2011/03/10(木)アイピースも大事な要素

 望遠鏡の見え味は、対物レンズや主鏡の性能に大きく左右されますが、もうひとつ大事な要素はアイピース(接眼レンズ)です。
 市販の天体望遠鏡セットには、必ず何本かのアイピースが付属しています。低価格の普及品は、とりあえず見える程度のものが付いているだけです。何本ついているかは、ほとんど意味がありません。

 昔はアイピースの種類が少なく、ハイゲンス(H)、ミッテンツェーハイゲンス(MH)、オルソスコピック(OR)、ケルナー(K)くらいでした。レンズ構成の名前で、カメラ用レンズのガウスタイプやテッサータイプみたいなもんです。

 普及品の望遠鏡には、大抵 MH タイプのアイピースが付属していました。廉価品だとハイゲンス(H)のことも・・・
 H タイプは、太陽を投影するのに使えたから、ムダにはなりませんでした。MH はバルサムで貼り合わせてあるので、太陽観測は不可です。熱でやられます。

 惑星などを拡大して撮影するようになると、高品質なアイピースが欲しくなります。MH は順次オルソに買い換えました。低倍率の眼視用はケルナーです。エルフレというのもありました。視野が広いタイプです。

  30 年ほど前にテレビュー社から出たナグラーは、それまでのものとは全く違いました。視野が広いだけでなく、見え味は抜群でした。
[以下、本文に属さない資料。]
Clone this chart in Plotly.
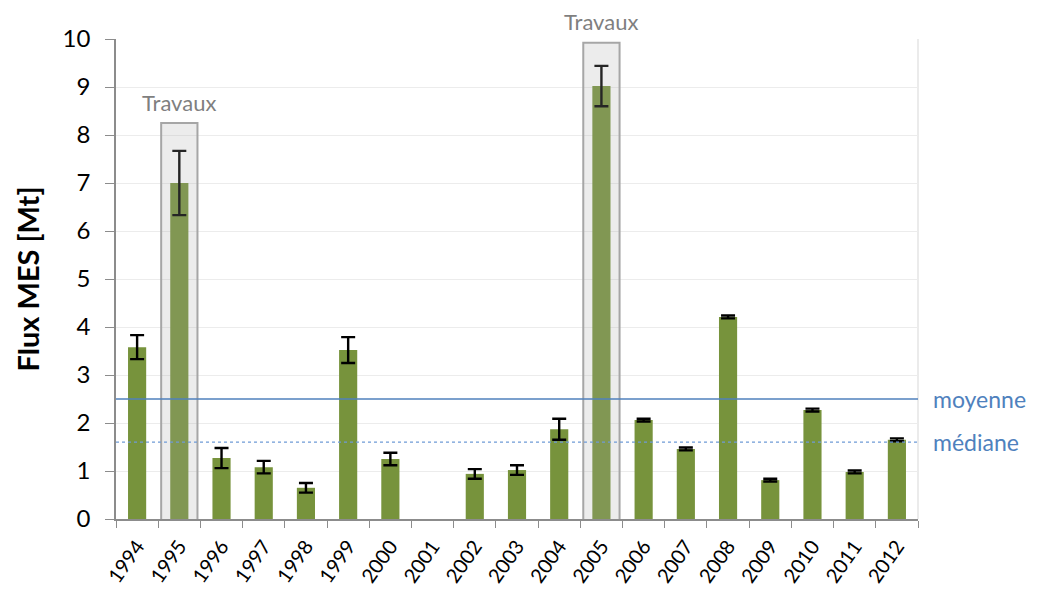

ナグラーというと名倉さんが設計したように思いがちですが、アル・ナグラー氏の設計です。
 ナグラーは、一般的な 24.5mm 径スリーブではなく、31.7mm 径のアメリカンサイズでした。評判を聞いて使いたくても、当時の日本の望遠鏡には填まりません。しかも一眼レフ用の交換レンズが買える値段でした。

 これを契機にアイピースは一気に高級化します。望遠鏡本体の接眼用スリーブも 31.7mm 径が主流になりました。そうしなければ売れない情況になったからです。2インチサイズ(50.8mm 径)のものまで登場しました。

 天体望遠鏡の販売をやめた PENTAX や Nikon でも、アイピースだけは継続して販売しています。数本揃えるだけで、ちょっとした望遠鏡が買える金額になります。やめないところを見ると、光学メーカーにとっては、おいしい商品みたいですね。